Let $G$ be unipotent and let $H$ be proper closed, connected subgroup. Show that $\operatorname{dim}(N_G(H)) > \operatorname{dim} H$.
We know that $H \triangleleft Z_G(H) \triangleleft N_G(H)$, therefore I want to prove that one of the inclusion is proper.
I think the latter inclusion is proper, but I have no idea how to prove.
Any help will be appreciate..
Let $L_G, L_H,L_N$ be the respective Lie algebras of $G, H$ and $N_G(H)$. Consider the action of $H$ on $L_G/L_H$ by $u_x(y)=p([x,y])$ where $p:L_G\rightarrow L_G/L_H$ is the quotient map, the theorem of Engel implies the existence of $x_0\neq 0\in L_G$ such that $u_x(x_0)=0$ for every $x\in L_H$, we deduce that $x_0\in L_N$ and $dim(N_G(H))>dim(H)$.
We should assume that $G$ is connected, otherwise we can let $H = G^{\circ} \Rightarrow \operatorname{dim}G \geq \operatorname{dim}N_GH > \operatorname{dim}H = \operatorname{dim}G$, contradiction.
Following is my proof, may have some mistakes.
Let $Z = C(G)^{\circ}$, i.e., the identity component of $C(G)$, then $Z$ is closed in $C(G)$, so $Z$ is closed in $G$ since $C(G)$ is closed in $G$.
Since $G$ is unipotent algebraic group, i.e. $G = G_u$, $G$ is solvable group. And by [Lemma 6.3.4, , T. A. Springer, Linear algebraic groups.], $\operatorname{dim}C(G)\geq1$.
If $Z \nsubseteq H$, then $\operatorname{dim}Z \geq 1$ and $|ZH/H| \geq 2$. But $ZH/H$ is connected since $ZH$ is connected, so $\operatorname{dim}(ZH) - \operatorname{dim}(H) = \operatorname{dim}(ZH/H) > 0$. Note that $ZH \subset N_G(H)$, so in this case we have $\operatorname{dim}N_G(H) \geq \operatorname{dim}ZH > \operatorname{dim}H \Rightarrow \operatorname{dim}N_G(H) > \operatorname{dim}H$.

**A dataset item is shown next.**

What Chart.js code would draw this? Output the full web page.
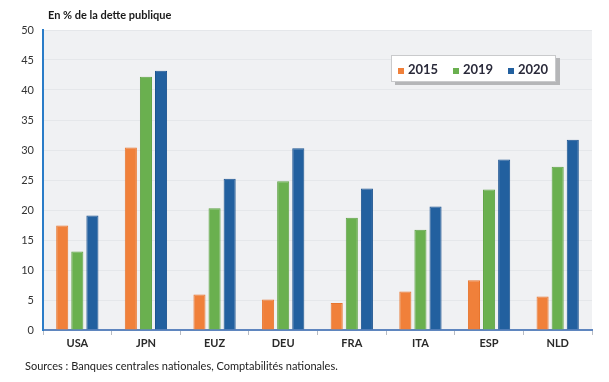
<!DOCTYPE html>
<html>
<head>
<meta charset="utf-8">
<script src="https://cdn.jsdelivr.net/npm/chart.js@4/dist/chart.umd.min.js"></script>
<style>
  html, body { margin: 0; padding: 0; background: #fff; }
  #wrap { width: 609px; height: 382px; position: relative; }
</style>
</head>
<body>
<div id="wrap"><canvas id="chart"></canvas></div>
<script>
'use strict';

// data
const countries = ['USA', 'JPN', 'EUZ', 'DEU', 'FRA', 'ITA', 'ESP', 'NLD']
const years = ['2015', '2019', '2020']
const values2015 = [17.4, 30.4, 5.9, 5.1, 4.5, 6.4, 8.3, 5.6]
const values2019 = [13.1, 42.2, 20.3, 24.8, 18.7, 16.7, 23.4, 27.2]
const values2020 = [19.1, 43.2, 25.2, 30.3, 23.6, 20.6, 28.4, 31.7]
const yTicks = [0, 5, 10, 15, 20, 25, 30, 35, 40, 45, 50]

const colors = ['#f0803a', '#6ab04f', '#22609f']
const borders = ['#e8752e', '#5fa345', '#1b5390']
const font = 'Lato, "Open Sans", sans-serif'

// grey plot background
const plotBackground = {
  id: 'plotBackground',
  beforeDraw: (chart) => {
    const { ctx, chartArea } = chart
    ctx.save()
    ctx.fillStyle = '#f0f1f3'
    ctx.fillRect(chartArea.left, chartArea.top, chartArea.right - chartArea.left, chartArea.bottom - chartArea.top)
    ctx.restore()
  }
}

// title, source line and the boxed legend
const extraText = {
  id: 'extraText',
  afterDraw: (chart) => {
    const ctx = chart.ctx
    ctx.save()
    ctx.textBaseline = 'middle'
    ctx.fillStyle = '#1a1a1a'
    ctx.font = 'bold 11px ' + font
    ctx.fillText('En % de la dette publique', 48, 15)
    ctx.fillStyle = '#222'
    ctx.font = '11px ' + font
    ctx.fillText('Sources : Banques centrales nationales, Comptabilités nationales.', 25, 366)

    // legend box with shadow
    const bx = 391, by = 55, bw = 165, bh = 27
    ctx.fillStyle = '#b5b6b8'
    ctx.fillRect(bx + 4, by + 3, bw, bh)
    ctx.fillStyle = '#ffffff'
    ctx.fillRect(bx, by, bw, bh)
    ctx.strokeStyle = '#c9cacc'
    ctx.lineWidth = 1
    ctx.strokeRect(bx + 0.5, by + 0.5, bw - 1, bh - 1)

    const items = chart.data.datasets
    const xs = [398, 453, 508]
    ctx.font = 'bold 13px ' + font
    items.forEach((ds, i) => {
      ctx.fillStyle = ds.backgroundColor
      ctx.fillRect(xs[i], 68, 6, 6)
      ctx.fillStyle = '#2a2a3a'
      ctx.fillText(ds.label, xs[i] + 10, 70)
    })
    ctx.restore()
  }
}

const datasets = [values2015, values2019, values2020].map((vals, i) => ({
  label: years[i],
  data: vals,
  backgroundColor: colors[i],
  borderColor: borders[i],
  borderWidth: 1,
  barPercentage: 0.8,
  categoryPercentage: 0.66
}))

new Chart(document.getElementById('chart'), {
  type: 'bar',
  data: { labels: countries, datasets: datasets },
  options: {
    responsive: true,
    maintainAspectRatio: false,
    animation: false,
    layout: { padding: { top: 30, right: 17, bottom: 30, left: 0 } },
    plugins: {
      legend: { display: false },
      tooltip: { enabled: false }
    },
    scales: {
      x: {
        afterFit: (scale) => { scale.height = 22 },
        grid: {
          drawOnChartArea: false,
          drawTicks: true,
          tickLength: 5,
          color: '#b8bcc4'
        },
        border: { display: true, color: '#5f86bf', width: 2 },
        ticks: {
          color: '#2a2a2a',
          padding: 2,
          font: { family: font, size: 11, weight: 'bold' }
        }
      },
      y: {
        min: 0,
        max: 50,
        afterFit: (scale) => { scale.width = 43 },
        afterBuildTicks: (scale) => { scale.ticks = yTicks.map(v => ({ value: v })) },
        grid: { color: '#e5e7ea', drawTicks: false },
        border: { display: true, color: '#2a7cc8', width: 2 },
        ticks: {
          color: '#333',
          padding: 9,
          font: { family: font, size: 11 }
        }
      }
    }
  },
  plugins: [plotBackground, extraText]
})
</script>
</body>
</html>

Now we prove this by induction on $\operatorname{dim}G$. If $\operatorname{dim}G = 1$, then $G$ is commutative by [Prop 3.1.3, , T. A. Springer, Linear algebraic groups.], so $Z = G^{\circ} = G$, thus $Z \nsubseteq H$. By the above proof, we konw $\operatorname{dim}(N_G(H)) > \operatorname{dim}H$.
Suppose this is right for all $G$ satisfies $\operatorname{dim}G \leq n-1$. Consider this case $\operatorname{dim}G = n$. By the above proof, we may assume $Z \subseteq H$, then $G/Z$ is a unipotent connected group ($G$ is unipotent) and $$ \operatorname{dim} (G/Z) = \operatorname{dim}G - \operatorname{dim}Z = \operatorname{dim}G - \operatorname{dim}C(G) < \operatorname{dim}G. $$ Also, $H/Z$ is a proper connected closed group of $G/Z$. By induction, we have $$ \operatorname{dim}N_{G/Z}(H/Z) > \operatorname{dim}H/Z, $$ and $$ \operatorname{dim}N_GH - \operatorname{dim}Z = \operatorname{dim}N_GH/Z = \operatorname{dim}N_{G/Z}(H/Z) > \operatorname{dim}H/Z = \operatorname{dim} H- \operatorname{dim}Z. $$ Therefore, $\operatorname{dim}N_GH> \operatorname{dim} H$.